Water Cycle and Water Insecurity - All Flashcards
What type of system is the global hydrological cycle and what drives it?
A closed system driven by solar energy (evaporation) and gravitational potential energy (precipitation and runoff).
Name the major water stores and rank them by size.
Oceans (96.5%) > Cryosphere > Groundwater > Surface Water > Atmosphere > Biosphere.
What is the water budget and how does it limit water availability?
The global water budget refers to how water is distributed/stored. Limited availability due to residence times (e.g., fossil water) and non-renewable stores like cryosphere losses.
What is a drainage basin and is it a closed or open system?
It’s an open system with inputs (precipitation), flows (interception, infiltration, percolation etc.), and outputs (evapotranspiration, runoff).
Name 3 physical factors that influence drainage basin flows.
Climate, soil type, and geology (e.g. permeable = more infiltration).
How does deforestation in Amazonia affect the water cycle?
Reduces interception and evapotranspiration → increases runoff → alters groundwater recharge and local climate patterns.
What is a water budget and what does it show?
The balance between precipitation and evapotranspiration, influencing soil moisture and water availability.
Give examples of climate types and their water budgets.
Tropical: High rainfall, surplus.
Temperate: Seasonal variation.
Polar: Low evapotranspiration, water locked in cryosphere.
Define a river regime and name 3 examples
The annual variation in river discharge.
Amazon: Equatorial, constant high flow.
Yukon: Arctic, summer peak from snowmelt.
Indus: Monsoonal, flow drops when glacial sources reduce.
What physical and human factors shape a storm hydrograph?
Basin shape, slope, soil, geology, vegetation cover (physical);
urbanisation, land use, deforestation (human).
What are the two main types of drought?
Meteorological (lack of precipitation)
Hydrological (reduced flow in rivers/groundwater).
How does ENSO contribute to droughts?
El Niño suppresses rainfall in places like Australia, increasing drought risk.
Example of human impact worsening drought?
Sahel – overgrazing and deforestation reduced soil moisture retention → desertification.
How does drought impact ecosystems?
Wetland drying, reduced biodiversity, forest stress → e.g. Okavango Delta in Botswana.
Name 4 meteorological causes of flooding.
Flash flooding from intense storms
snowmelt
monsoons
prolonged rainfall.
How do humans exacerbate flood risk?
Urbanisation, deforestation, hard engineering (e.g., levees), mismanaged rivers
Case study of UK flood event?
UK 2007 floods – 13 deaths, £3bn in damages, caused by prolonged rainfall and overwhelmed drainage.

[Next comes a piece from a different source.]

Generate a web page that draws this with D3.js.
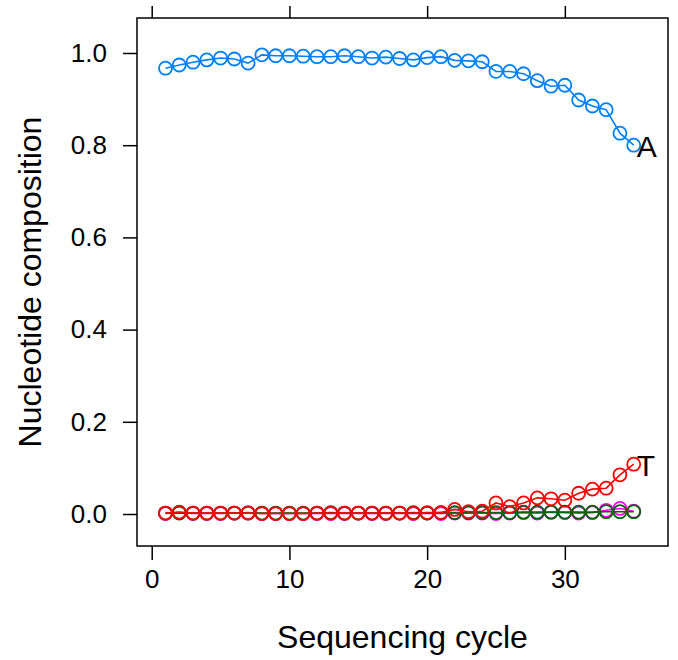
<!DOCTYPE html>
<html>
<head>
<meta charset="utf-8">
<script src="https://cdn.jsdelivr.net/npm/d3@7"></script>
<style>
  body { margin: 0; background: #fff; }
  text { font-family: "Liberation Sans", Arial, sans-serif; }
</style>
</head>
<body>
<div id="chart"></div>
<script>
const width = 678;
const height = 660;

const cycles = d3.range(1, 36);

const seriesA = [0.967, 0.974, 0.980, 0.985, 0.989, 0.987, 0.978, 0.996, 0.994, 0.994,
  0.993, 0.992, 0.992, 0.994, 0.992, 0.989, 0.991, 0.988, 0.985, 0.990,
  0.992, 0.984, 0.983, 0.981, 0.960, 0.960, 0.955, 0.940, 0.928, 0.930,
  0.898, 0.885, 0.877, 0.826, 0.800];
const seriesC = [0.001, 0.003, 0.001, 0.001, 0.001, 0.002, 0.003, 0.001, 0.001, 0.001,
  0.001, 0.001, 0.001, 0.001, 0.002, 0.001, 0.001, 0.002, 0.001, 0.002,
  0.001, 0.002, 0.002, 0.002, 0.001, 0.002, 0.003, 0.002, 0.004, 0.003,
  0.002, 0.003, 0.008, 0.012, 0.006];
const seriesG = [0.002, 0.002, 0.002, 0.002, 0.002, 0.002, 0.002, 0.002, 0.002, 0.002,
  0.002, 0.002, 0.003, 0.002, 0.002, 0.002, 0.002, 0.002, 0.003, 0.002,
  0.003, 0.003, 0.003, 0.003, 0.003, 0.003, 0.004, 0.004, 0.004, 0.004,
  0.004, 0.004, 0.005, 0.005, 0.005];
const seriesT = [0.002, 0.004, 0.002, 0.002, 0.002, 0.002, 0.002, 0.001, 0.001, 0.001,
  0.001, 0.002, 0.002, 0.002, 0.002, 0.002, 0.002, 0.002, 0.002, 0.003,
  0.003, 0.010, 0.005, 0.006, 0.024, 0.016, 0.024, 0.035, 0.033, 0.030,
  0.045, 0.054, 0.056, 0.085, 0.108];

const series = [
  {name: "A", values: seriesA, color: "#0080ff", label: true},
  {name: "C", values: seriesC, color: "#ff00ff", label: false},
  {name: "G", values: seriesG, color: "#006400", label: false},
  {name: "T", values: seriesT, color: "#ff0000", label: true}
];

const xTicks = [0, 10, 20, 30];
const yTicks = [0, 0.2, 0.4, 0.6, 0.8, 1.0];

const panel = {left: 137, right: 668, top: 18, bottom: 546};

const x = d3.scaleLinear()
  .domain([-1.068, 37.49])
  .range([panel.left, panel.right]);

const y = d3.scaleLinear()
  .domain([-0.0694, 1.0759])
  .range([panel.bottom, panel.top]);

const svg = d3.select("#chart")
  .append("svg")
  .attr("width", width)
  .attr("height", height);

// bottom axis
svg.append("g")
  .attr("transform", `translate(0,${panel.bottom})`)
  .call(d3.axisBottom(x).tickValues(xTicks).tickFormat(d3.format("d")).tickSize(14).tickPadding(10))
  .call(g => g.select(".domain").remove())
  .call(g => g.selectAll(".tick line").attr("stroke", "#000").attr("stroke-width", 1.5))
  .call(g => g.selectAll(".tick text").attr("font-size", 26).attr("fill", "#000"));

// top ticks, no labels
svg.append("g")
  .attr("transform", `translate(0,${panel.top})`)
  .call(d3.axisTop(x).tickValues(xTicks).tickFormat("").tickSize(12))
  .call(g => g.select(".domain").remove())
  .call(g => g.selectAll(".tick line").attr("stroke", "#000").attr("stroke-width", 1.5));

// left axis
svg.append("g")
  .attr("transform", `translate(${panel.left},0)`)
  .call(d3.axisLeft(y).tickValues(yTicks).tickFormat(d3.format(".1f")).tickSize(14).tickPadding(16))
  .call(g => g.select(".domain").remove())
  .call(g => g.selectAll(".tick line").attr("stroke", "#000").attr("stroke-width", 1.5))
  .call(g => g.selectAll(".tick text").attr("font-size", 26).attr("fill", "#000"));

// panel box
svg.append("rect")
  .attr("x", panel.left)
  .attr("y", panel.top)
  .attr("width", panel.right - panel.left)
  .attr("height", panel.bottom - panel.top)
  .attr("fill", "none")
  .attr("stroke", "#000")
  .attr("stroke-width", 1.5);

const line = d3.line()
  .x((d, i) => x(cycles[i]))
  .y(d => y(d));

series.forEach(s => {
  const g = svg.append("g").attr("class", `series-${s.name}`);

  g.append("path")
    .attr("d", line(s.values))
    .attr("fill", "none")
    .attr("stroke", s.color)
    .attr("stroke-width", 1.6);

  g.selectAll("circle")
    .data(s.values)
    .join("circle")
    .attr("cx", (d, i) => x(cycles[i]))
    .attr("cy", d => y(d))
    .attr("r", 6.5)
    .attr("fill", "none")
    .attr("stroke", s.color)
    .attr("stroke-width", 1.8);

  if (s.label) {
    const last = s.values.length - 1;
    g.append("text")
      .attr("x", x(cycles[last]) + 3)
      .attr("y", y(s.values[last]) + 1)
      .attr("dominant-baseline", "central")
      .attr("font-size", 30)
      .attr("fill", "#000")
      .text(s.name);
  }
});

// axis titles
svg.append("text")
  .attr("x", (panel.left + panel.right) / 2)
  .attr("y", 648)
  .attr("text-anchor", "middle")
  .attr("font-size", 32)
  .attr("fill", "#000")
  .text("Sequencing cycle");

svg.append("text")
  .attr("transform", `translate(41,${(panel.top + panel.bottom) / 2}) rotate(-90)`)
  .attr("text-anchor", "middle")
  .attr("font-size", 32)
  .attr("fill", "#000")
  .text("Nucleotide composition");
</script>
</body>
</html>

How does climate change affect the water cycle?
Alters precipitation patterns, evaporation rates, increases flood/drought risk.
What stores and flows are affected by climate change?
Shrinking glaciers, reduced snowpack, permafrost melt, declining lake levels.
What’s the synoptic risk tied to climate change?
Uncertainty
In water supply planning; harder to predict floods and droughts (links to development, food security, migration).
Define water stress and water scarcity.
Stress: <1700 m³/person/year;
Scarcity: <1000 m³/person/year.
Physical causes of water insecurity?
Climate variability, saltwater intrusion, seasonality of rainfall
Human causes of water insecurity?
Over-abstraction, contamination (e.g., agricultural runoff, industrial discharge).
What is ‘virtual water’?
Water embedded in production of goods – increases global water dependency.
What’s the difference between physical and economic water scarcity?
Physical: not enough water.
Economic: lack of infrastructure to access available water.
Why does water pricing vary globally?
Supply vs demand, privatisation, subsidies. Example: USA vs Sub-Saharan Africa.
How can water insecurity cause conflict?
Transboundary tensions (e.g., Nile Basin, Mekong River) over shared rivers, competing uses (irrigation vs hydropower).
Name 3 hard engineering solutions for water supply
Water transfers (e.g., China SNWTP)
Mega dams (e.g., Three Gorges)
Desalination plants (e.g., UAE).
Pros & cons of hard engineering?
Pros: Large-scale supply.
Cons: High cost, environmental damage, displacement.
Give 2 sustainable water management strategies.
Smart irrigation (e.g., drip systems),
Recycling/reuse (e.g., Singapore’s NEWater).
What is Integrated Water Resource Management (IWRM)?
Holistic planning to balance water use among stakeholders.
Example: Colorado River Compact, UNECE Water Convention.